The other day, I was washing my face after work. Working up a right lather, like I'd been taught as a child. Remembering to go behind the ears and under the chin and round the neck and... when suddenly I realised - wait a minute - my nosering's missing! Now, my nosering, designed with a swooshing looping curl as it is, takes an inhuman amount of persistance and dexterity to remove.
Once, I was at a dental appointment, and the dentist asked me to take my nosering off so he could take a successful x-ray of my teeth. And I pulled and twisted and cursed and wrung my nose, but the darned thing just clung on like a barnacle, until the dentist finally had to ask me to reschedule the appointment. That's how difficult it is to take nosering off.
It's no wonder, therefore, that it didn't at first register with me when I was washing my face, that my nosering could have fallen off. The possibility just didn't exist within my parameters of reality. It took a moment to realise there wasn't a ring on my nose. Then I reached up with my other hand, to confirm the findings of the first. Nope, still no ring. Glanced around the sink, squinting through the soap. Still no ring. And then my eye fell upon the gaping crater of a drainhole at the bottom of the sink. And in that instant, my heart leapt into my mouth.
No.
It took another moment (or two) for ye ol' instincts to kick in, but when they did, I turned off the tap pretty nifty like. Luckily, having lost things in the sink before, I knew about the U-shaped trap under the sink. I called the building Maintenance. "I, uhmm, lost, I mean, my nosering washed down my sink. Is there someone available to come check the drain??"
But I received a stoic "Ma'am, it's after hours, and this doesn't count as a plumbing emergency."

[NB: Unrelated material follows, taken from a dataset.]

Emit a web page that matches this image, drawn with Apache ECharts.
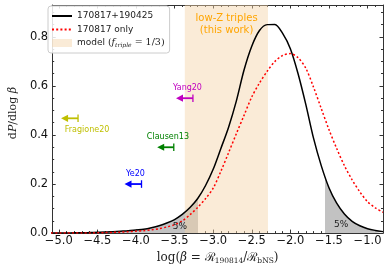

"But it is an emergency for me!!"
"Ma'am, it doesn't count as a plumbing emergency."
My face felt naked without the ring. And I couldn't just let it go. It was a ring.
So I called Delta, "I was washing my face, and my ring fell in, and it washed away, and the Maintenance guy won't come, and - "
Sigh.
So Delta came over, spanner in hand. (Or wrench. Or nutcracker. Or some unidentifiable tool.) And pried apart our plumbing, emptied the trap, and there gushed out my nosering. All safe and sound. "Thank you! thank you!" I couldn't stop gasping as he put the pipes together again.
It was only as I tried to slip the ring back in my nose, after the plumbing had been taken care of, that I realised it wouldn't go in anymore. Try as I might, I just couldn't get the tip of the ring through my nosehole.
"The hole couldn't have closed, could it?!" I asked Ilajna, "in half an hour?"
"Yep," she confirmed.
And so it grew into a full-blown operation. Ice and an earring to re-pierce my nose. ("Yikes, I can't watch this," said the panicking Delta and hid himself in my room.) And I must admit, there was a fair share of groaning. And painful hissing. And frustrated yelping. But finally, two icecubes later, the ring was back in. I came back out into the lounge, still touching my nose gingerly. Yep, ring was back in nose. Yep, nose was still on face.
So there I was, back to original. But golly, what a moment of drama.